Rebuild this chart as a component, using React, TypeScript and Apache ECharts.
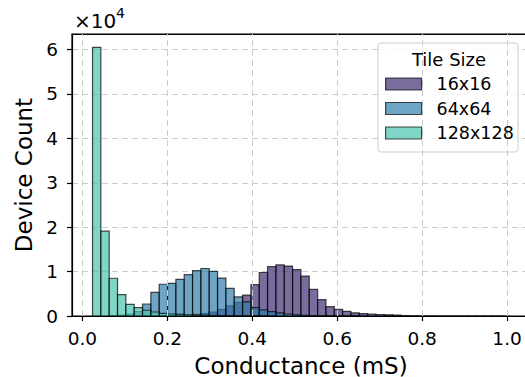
import React, { useEffect, useRef } from "react";
import * as echarts from "echarts";

// Histogram bins (shared by all series)
const BIN_START = 0.0238;
const BIN_WIDTH = 0.01963;
const BIN_COUNT = 50;

const seriesNames = ["16x16", "64x64", "128x128"];

const counts16 = [
  0, 0, 0, 0, 0, 0, 0, 0, 0, 50,
  100, 200, 350, 550, 900, 1500, 2300, 3100, 4700, 7050,
  9800, 11100, 11500, 11250, 10450, 9000, 5980, 3690, 2100, 1470,
  1060, 720, 530, 420, 340, 270, 210, 90, 50, 30,
  20, 12, 8, 5, 4, 3, 2, 1, 1, 1,
];
const counts64 = [
  0, 0, 50, 200, 450, 1000, 2700, 5300, 7150, 7350,
  8250, 9300, 10200, 10700, 10050, 8550, 6200, 4300, 3200, 1900,
  1400, 1000, 700, 450, 280, 150, 80, 40, 20, 10,
  5, 2, 0, 0, 0, 0, 0, 0, 0, 0,
  0, 0, 0, 0, 0, 0, 0, 0, 0, 0,
];
const counts128 = [
  60500, 19100, 8500, 4800, 2600, 1900, 1300, 900, 600, 450,
  350, 280, 220, 170, 130, 100, 70, 50, 30, 20,
  10, 5, 0, 0, 0, 0, 0, 0, 0, 0,
  0, 0, 0, 0, 0, 0, 0, 0, 0, 0,
  0, 0, 0, 0, 0, 0, 0, 0, 0, 0,
];

const xTicks = [0, 0.2, 0.4, 0.6, 0.8, 1.0];

const colors = [
  "rgba(65,45,116,0.7)",
  "rgba(49,126,171,0.7)",
  "rgba(72,196,174,0.7)",
];
const EDGE = "rgba(0,0,0,0.7)";
const FONT = "DejaVu Sans";

function binData(counts: number[]) {
  const out: number[][] = [];
  for (let i = 0; i < BIN_COUNT; i++) {
    const x0 = BIN_START + i * BIN_WIDTH;
    out.push([x0, x0 + BIN_WIDTH, counts[i]]);
  }
  return out;
}

function histSeries(name: string, counts: number[], color: string) {
  return {
    type: "custom",
    name,
    coordinateSystem: "cartesian2d",
    data: binData(counts),
    encode: { x: [0, 1], y: 2 },
    itemStyle: { color, borderColor: EDGE, borderWidth: 1.2 },
    z: 2,
    renderItem: (params: any, api: any) => {
      const v = api.value(2);
      if (!(v > 0)) return null;
      const p0 = api.coord([api.value(0), v]);
      const p1 = api.coord([api.value(1), 0]);
      return {
        type: "rect",
        shape: { x: p0[0], y: p0[1], width: p1[0] - p0[0], height: p1[1] - p0[1] },
        style: { fill: color, stroke: EDGE, lineWidth: 1.2 },
      };
    },
  };
}

export default function App() {
  const ref = useRef<HTMLDivElement>(null);
  useEffect(() => {
    document.body.style.margin = "0";
    const chart = echarts.init(ref.current!, null, { renderer: "svg" });
    const option: any = {
      animation: false,
      textStyle: { fontFamily: FONT },
      grid: {
        left: 72,
        right: -5,
        top: 34,
        bottom: 61,
        show: true,
        borderColor: "#000",
        borderWidth: 1.2,
        backgroundColor: "transparent",
        containLabel: false,
        outerBoundsMode: "none",
      },
      xAxis: [
        {
          type: "value",
          min: -0.0245,
          max: 1.054,
          name: "Conductance (mS)",
          nameLocation: "middle",
          nameGap: 38,
          nameTextStyle: { fontSize: 23, color: "#000", fontFamily: FONT },
          axisLine: { show: true, onZero: false, lineStyle: { color: "#000", width: 1.2 } },
          axisTick: {
            show: true,
            length: 5,
            customValues: xTicks,
            lineStyle: { color: "#000", width: 1.2 },
          },
          axisLabel: {
            customValues: xTicks,
            formatter: (v: number) => v.toFixed(1),
            fontSize: 18.5,
            color: "#000",
            margin: 13,
            fontFamily: FONT,
          },
          splitLine: { show: false },
        },
        {
          type: "value",
          position: "top",
          min: -0.0245,
          max: 1.054,
          z: 3,
          axisLine: { show: true, onZero: false, lineStyle: { color: "#000", width: 1.2 } },
          axisTick: { show: false },
          axisLabel: { show: false },
          splitLine: { show: false },
        },
      ],
      yAxis: {
        type: "value",
        min: 0,
        max: 63500,
        interval: 10000,
        name: "Device Count",
        nameLocation: "middle",
        nameGap: 35,
        nameTextStyle: { fontSize: 23, color: "#000", fontFamily: FONT },
        axisLine: { show: true, onZero: false, lineStyle: { color: "#000", width: 1.2 } },
        axisTick: { show: true, length: 5, lineStyle: { color: "#000", width: 1.2 } },
        axisLabel: {
          formatter: (v: number) => (v % 10000 === 0 ? String(v / 10000) : ""),
          showMaxLabel: false,
          fontSize: 18.5,
          color: "#000",
          margin: 14,
          fontFamily: FONT,
        },
        splitLine: {
          show: true,
          showMaxLine: false,
          lineStyle: { color: "#cccccc", width: 1, type: [6, 4] },
        },
      },
      legend: {
        orient: "vertical",
        left: 385,
        top: 75,
        itemWidth: 36,
        itemHeight: 12,
        itemGap: 6.5,
        padding: 0,
        icon: "rect",
        selectedMode: false,
        z: 6,
        textStyle: { fontSize: 17.5, color: "#000", fontFamily: FONT, padding: [0, 0, 0, 10] },
        data: seriesNames.map((n, i) => ({
          name: n,
          itemStyle: { color: colors[i], borderColor: EDGE, borderWidth: 1.2 },
        })),
      },
      graphic: [
        {
          type: "rect",
          z: 5,
          shape: { x: 378, y: 43, width: 140, height: 109, r: 3 },
          style: { fill: "rgba(255,255,255,0.8)", stroke: "#cccccc", lineWidth: 1 },
        },
        {
          type: "text",
          z: 6,
          x: 449,
          y: 59.5,
          style: {
            text: "Tile Size",
            font: `18px '${FONT}'`,
            fill: "#000",
            textAlign: "center",
            textVerticalAlign: "middle",
          },
        },
        {
          type: "text",
          z: 6,
          x: 74,
          y: 21,
          style: {
            text: "×10",
            font: `20px '${FONT}'`,
            fill: "#000",
            textAlign: "left",
            textVerticalAlign: "middle",
          },
        },
        {
          type: "text",
          z: 6,
          x: 116,
          y: 13,
          style: {
            text: "4",
            font: `14px '${FONT}'`,
            fill: "#000",
            textAlign: "left",
            textVerticalAlign: "middle",
          },
        },
      ],
      series: [
        {
          type: "line",
          data: [],
          z: 1,
          silent: true,
          markLine: {
            silent: true,
            symbol: ["none", "none"],
            label: { show: false },
            lineStyle: { color: "#cccccc", width: 1, type: [6, 4] },
            data: xTicks.map((v) => ({ xAxis: v })),
          },
        },
        histSeries(seriesNames[0], counts16, colors[0]),
        histSeries(seriesNames[1], counts64, colors[1]),
        histSeries(seriesNames[2], counts128, colors[2]),
      ],
    };
    chart.setOption(option);
    return () => chart.dispose();
  }, []);
  return (
    <div
      ref={ref}
      style={{ position: "absolute", left: 0, top: 0, width: 525, height: 377 }}
    />
  );
}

::::::::

:: Work to complete ::
Write out the listing word for word, omitting the pictures it holds.

:: Exercise answer ::
Rebuild this chart as a component, using React, TypeScript and Apache ECharts.
import React, { useEffect, useRef } from "react";
import * as echarts from "echarts";

// Histogram bins (shared by all series)
const BIN_START = 0.0238;
const BIN_WIDTH = 0.01963;
const BIN_COUNT = 50;

const seriesNames = ["16x16", "64x64", "128x128"];

const counts16 = [
  0, 0, 0, 0, 0, 0, 0, 0, 0, 50,
  100, 200, 350, 550, 900, 1500, 2300, 3100, 4700, 7050,
  9800, 11100, 11500, 11250, 10450, 9000, 5980, 3690, 2100, 1470,
  1060, 720, 530, 420, 340, 270, 210, 90, 50, 30,
  20, 12, 8, 5, 4, 3, 2, 1, 1, 1,
];
const counts64 = [
  0, 0, 50, 200, 450, 1000, 2700, 5300, 7150, 7350,
  8250, 9300, 10200, 10700, 10050, 8550, 6200, 4300, 3200, 1900,
  1400, 1000, 700, 450, 280, 150, 80, 40, 20, 10,
  5, 2, 0, 0, 0, 0, 0, 0, 0, 0,
  0, 0, 0, 0, 0, 0, 0, 0, 0, 0,
];
const counts128 = [
  60500, 19100, 8500, 4800, 2600, 1900, 1300, 900, 600, 450,
  350, 280, 220, 170, 130, 100, 70, 50, 30, 20,
  10, 5, 0, 0, 0, 0, 0, 0, 0, 0,
  0, 0, 0, 0, 0, 0, 0, 0, 0, 0,
  0, 0, 0, 0, 0, 0, 0, 0, 0, 0,
];

const xTicks = [0, 0.2, 0.4, 0.6, 0.8, 1.0];

const colors = [
  "rgba(65,45,116,0.7)",
  "rgba(49,126,171,0.7)",
  "rgba(72,196,174,0.7)",
];
const EDGE = "rgba(0,0,0,0.7)";
const FONT = "DejaVu Sans";

function binData(counts: number[]) {
  const out: number[][] = [];
  for (let i = 0; i < BIN_COUNT; i++) {
    const x0 = BIN_START + i * BIN_WIDTH;
    out.push([x0, x0 + BIN_WIDTH, counts[i]]);
  }
  return out;
}

function histSeries(name: string, counts: number[], color: string) {
  return {
    type: "custom",
    name,
    coordinateSystem: "cartesian2d",
    data: binData(counts),
    encode: { x: [0, 1], y: 2 },
    itemStyle: { color, borderColor: EDGE, borderWidth: 1.2 },
    z: 2,
    renderItem: (params: any, api: any) => {
      const v = api.value(2);
      if (!(v > 0)) return null;
      const p0 = api.coord([api.value(0), v]);
      const p1 = api.coord([api.value(1), 0]);
      return {
        type: "rect",
        shape: { x: p0[0], y: p0[1], width: p1[0] - p0[0], height: p1[1] - p0[1] },
        style: { fill: color, stroke: EDGE, lineWidth: 1.2 },
      };
    },
  };
}

export default function App() {
  const ref = useRef<HTMLDivElement>(null);
  useEffect(() => {
    document.body.style.margin = "0";
    const chart = echarts.init(ref.current!, null, { renderer: "svg" });
    const option: any = {
      animation: false,
      textStyle: { fontFamily: FONT },
      grid: {
        left: 72,
        right: -5,
        top: 34,
        bottom: 61,
        show: true,
        borderColor: "#000",
        borderWidth: 1.2,
        backgroundColor: "transparent",
        containLabel: false,
        outerBoundsMode: "none",
      },
      xAxis: [
        {
          type: "value",
          min: -0.0245,
          max: 1.054,
          name: "Conductance (mS)",
          nameLocation: "middle",
          nameGap: 38,
          nameTextStyle: { fontSize: 23, color: "#000", fontFamily: FONT },
          axisLine: { show: true, onZero: false, lineStyle: { color: "#000", width: 1.2 } },
          axisTick: {
            show: true,
            length: 5,
            customValues: xTicks,
            lineStyle: { color: "#000", width: 1.2 },
          },
          axisLabel: {
            customValues: xTicks,
            formatter: (v: number) => v.toFixed(1),
            fontSize: 18.5,
            color: "#000",
            margin: 13,
            fontFamily: FONT,
          },
          splitLine: { show: false },
        },
        {
          type: "value",
          position: "top",
          min: -0.0245,
          max: 1.054,
          z: 3,
          axisLine: { show: true, onZero: false, lineStyle: { color: "#000", width: 1.2 } },
          axisTick: { show: false },
          axisLabel: { show: false },
          splitLine: { show: false },
        },
      ],
      yAxis: {
        type: "value",
        min: 0,
        max: 63500,
        interval: 10000,
        name: "Device Count",
        nameLocation: "middle",
        nameGap: 35,
        nameTextStyle: { fontSize: 23, color: "#000", fontFamily: FONT },
        axisLine: { show: true, onZero: false, lineStyle: { color: "#000", width: 1.2 } },
        axisTick: { show: true, length: 5, lineStyle: { color: "#000", width: 1.2 } },
        axisLabel: {
          formatter: (v: number) => (v % 10000 === 0 ? String(v / 10000) : ""),
          showMaxLabel: false,
          fontSize: 18.5,
          color: "#000",
          margin: 14,
          fontFamily: FONT,
        },
        splitLine: {
          show: true,
          showMaxLine: false,
          lineStyle: { color: "#cccccc", width: 1, type: [6, 4] },
        },
      },
      legend: {
        orient: "vertical",
        left: 385,
        top: 75,
        itemWidth: 36,
        itemHeight: 12,
        itemGap: 6.5,
        padding: 0,
        icon: "rect",
        selectedMode: false,
        z: 6,
        textStyle: { fontSize: 17.5, color: "#000", fontFamily: FONT, padding: [0, 0, 0, 10] },
        data: seriesNames.map((n, i) => ({
          name: n,
          itemStyle: { color: colors[i], borderColor: EDGE, borderWidth: 1.2 },
        })),
      },
      graphic: [
        {
          type: "rect",
          z: 5,
          shape: { x: 378, y: 43, width: 140, height: 109, r: 3 },
          style: { fill: "rgba(255,255,255,0.8)", stroke: "#cccccc", lineWidth: 1 },
        },
        {
          type: "text",
          z: 6,
          x: 449,
          y: 59.5,
          style: {
            text: "Tile Size",
            font: `18px '${FONT}'`,
            fill: "#000",
            textAlign: "center",
            textVerticalAlign: "middle",
          },
        },
        {
          type: "text",
          z: 6,
          x: 74,
          y: 21,
          style: {
            text: "×10",
            font: `20px '${FONT}'`,
            fill: "#000",
            textAlign: "left",
            textVerticalAlign: "middle",
          },
        },
        {
          type: "text",
          z: 6,
          x: 116,
          y: 13,
          style: {
            text: "4",
            font: `14px '${FONT}'`,
            fill: "#000",
            textAlign: "left",
            textVerticalAlign: "middle",
          },
        },
      ],
      series: [
        {
          type: "line",
          data: [],
          z: 1,
          silent: true,
          markLine: {
            silent: true,
            symbol: ["none", "none"],
            label: { show: false },
            lineStyle: { color: "#cccccc", width: 1, type: [6, 4] },
            data: xTicks.map((v) => ({ xAxis: v })),
          },
        },
        histSeries(seriesNames[0], counts16, colors[0]),
        histSeries(seriesNames[1], counts64, colors[1]),
        histSeries(seriesNames[2], counts128, colors[2]),
      ],
    };
    chart.setOption(option);
    return () => chart.dispose();
  }, []);
  return (
    <div
      ref={ref}
      style={{ position: "absolute", left: 0, top: 0, width: 525, height: 377 }}
    />
  );
}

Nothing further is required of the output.